Q&A with Gavin Lynch

Gavin Lynch reimagines landscape painting through a unique and innovative style that combines elements of collage and digital manipulation. His approach challenges traditional notions of landscape by creating visually rich and textured canvases that invite viewers to explore complex interactions between nature and the human experience.

Here, we took a moment to discuss his inspirations and creative process.

 

When did you begin painting?
I began painting in my early twenties while living in Victoria, British Columbia, on Vancouver Island. At the time I was studying history and art history part time - essentially dipping my toes in the post secondary world - and was spending a lot of time hiking in the vast backcountry of Vancouver Island. While falling in love with the history of painting at school I came to the realization that making paintings ultimately felt like a more interesting and challenging pursuit. I took a “break” from my academic studies and told myself I’d take a few years to learn how to paint - that was nearly 20 years ago - and I still feel like I am learning! This is part of why I love painting so much.
 

How do you typically start a new piece, and what does your creative process look like?

These days I typically begin a new piece by making a digital collage on my computer, which serves as a compositional roadmap and sets the thematic and formal tone of what is to come on the canvas. In the past I would figure everything out directly on the canvas, but now find the preparatory works can be quite expansive in the sense that they allow a virtual space to push the formal elements of the work, while allowing me to test multiple iterations of the same work at the same time. I like that at this stage they exist only in virtual form, and are then processed through the analogue act of painting. What does it mean to transform the digital into the analogue, or to bring these digital and virtual spaces into the real world? In a sense I lean into these processes because they act as a mirror of our current times, and our evolving relationship with technology. These collages are comprised of images from my own photographic archive (primarily from my travels in Canada), art historical images, stock photography from the internet and similar digital assets from the creative commons. I’m interested in the juxtaposition of unlikely formal and thematic elements, and how these coalesce into cohesive paintings that speak to our relationship to both nature and technology.

 

What themes do you explore in your landscapes?

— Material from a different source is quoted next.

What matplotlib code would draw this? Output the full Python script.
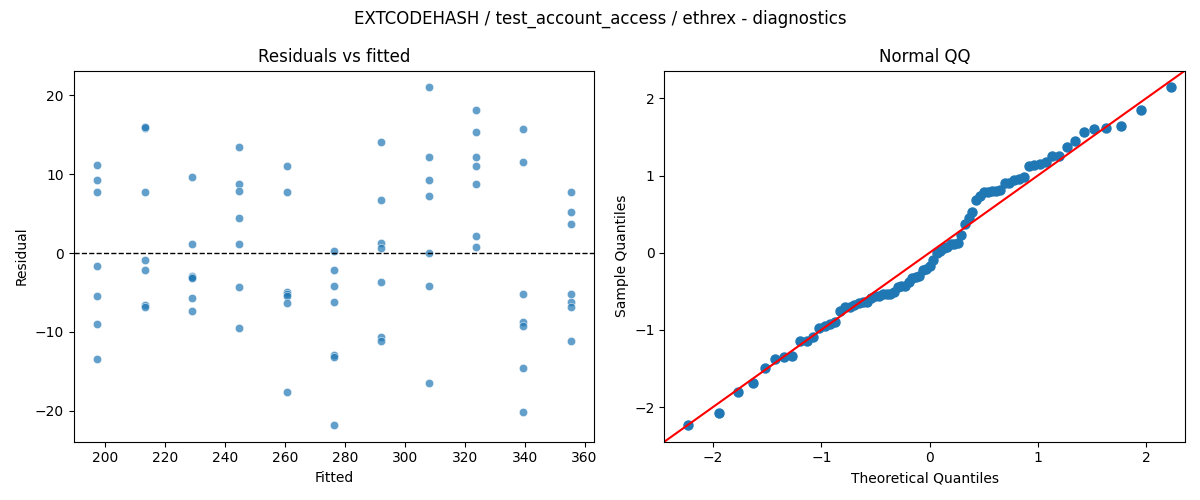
import matplotlib
matplotlib.use("Agg")
import matplotlib.pyplot as plt
import seaborn as sns
import numpy as np
from statistics import NormalDist

title = "EXTCODEHASH / test_account_access / ethrex - diagnostics"

fitted_levels = [197.3, 213.1, 228.9, 244.7, 260.5, 276.3, 292.1, 307.9, 323.7, 339.5, 355.3]

res_g1 = [11.2, 9.3, 7.7, -1.7, -5.5, -9.0, -13.4]
res_g2 = [15.8, 16.0, 7.8, -0.9, -2.2, -6.6, -6.9]
res_g3 = [9.6, 1.1, -2.9, -3.1, -3.2, -5.7, -7.4]
res_g4 = [13.4, 8.8, 7.9, 4.4, 1.1, -4.3, -9.5]
res_g5 = [11.1, 7.7, -4.9, -5.2, -5.5, -6.4, -17.6]
res_g6 = [0.2, -2.1, -4.2, -6.2, -13.0, -13.2, -21.8]
res_g7 = [14.1, 6.7, 1.3, 0.6, -3.7, -10.7, -11.1]
res_g8 = [21.0, 12.2, 9.2, 7.2, 0.0, -4.2, -16.5]
res_g9 = [18.1, 15.3, 12.2, 11.0, 8.8, 2.2, 0.8]
res_g10 = [15.7, 11.5, -5.2, -8.7, -9.3, -14.6, -20.2]
res_g11 = [7.8, 5.2, 3.7, -5.2, -6.2, -6.8, -11.1]

groups = [res_g1, res_g2, res_g3, res_g4, res_g5, res_g6, res_g7, res_g8, res_g9, res_g10, res_g11]

fitted = np.concatenate([[f] * len(g) for f, g in zip(fitted_levels, groups)])
resid = np.concatenate(groups)

# QQ data (standardized residuals vs normal quantiles)
std_res = (resid - resid.mean()) / resid.std(ddof=0)
sample_q = np.sort(std_res)
n = len(sample_q)
nd = NormalDist()
theo_q = np.array([nd.inv_cdf(i / (n + 1)) for i in range(1, n + 1)])

fig, (ax1, ax2) = plt.subplots(1, 2, figsize=(12, 5), dpi=100)

sns.scatterplot(x=fitted, y=resid, ax=ax1, alpha=0.7)
ax1.axhline(0, color="black", linestyle="--", linewidth=1)
ax1.set_title("Residuals vs fitted")
ax1.set_xlabel("Fitted")
ax1.set_ylabel("Residual")

ax2.plot(theo_q, sample_q, "o", color="C0", markersize=6.5)
lims = [-2.45, 2.36]
ax2.plot(lims, lims, "r-")
ax2.set_xlim(lims)
ax2.set_ylim(lims)
ax2.set_title("Normal QQ")
ax2.set_xlabel("Theoretical Quantiles")
ax2.set_ylabel("Sample Quantiles")

fig.suptitle(title)
fig.tight_layout()
fig.savefig("out.png")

In my landscape paintings I explore themes such as the relationship between nature and technology, climate change, the sublime, science fiction and our changing relationship to the natural world. In many ways the methods I use (digital to analogue and vice versa) are mirrors of the real and virtual spaces we currently inhabit.

 

What do you hope viewers feel or experience when they engage with your work?

The paintings I create are generally intended to act as contemplative portals for the viewer to engage with and, as such, I am not necessarily looking to illicit specific emotions, but rather to facilitate a subjective experience via these alternative spaces that have one foot in both the real and virtual worlds. I often hear people relating the works to their own past experiences, which I love. I like the idea that paintings can act as time machines for the viewer, transporting them to places and moments of significance in their own lived experience or conversely to some yet realized future. I like that paintings can offer radically different experiences to two people in the same room.

 

Are there certain regions that your landscapes are based on?

In the past my work has been focussed on specific regions - mostly in Canada - however, at the moment my paintings are mostly developing both virtual and fictional spaces. One such space that I keep returning to is that of the garden. Gardens share a lot in common with the genre of landscape painting: they both strive to bring nature under the creative management of humans, to organize nature in a manner that is accessible on both an aesthetic and spiritual level. They are at once both projections of how we idealize nature and how we are compelled to catalogue and preserve certain aspects of the wild. I feel like both gardens and landscape paintings offer unique mirrors of how we as humans relate to the natural world. Mirrors that hopefully last for many generations to come.

 

Lynch is currently featured in our group exhibition ‘Uplands’, on view until 2nd November, and is working on his debut RHODES solo exhibition set for Spring 2025.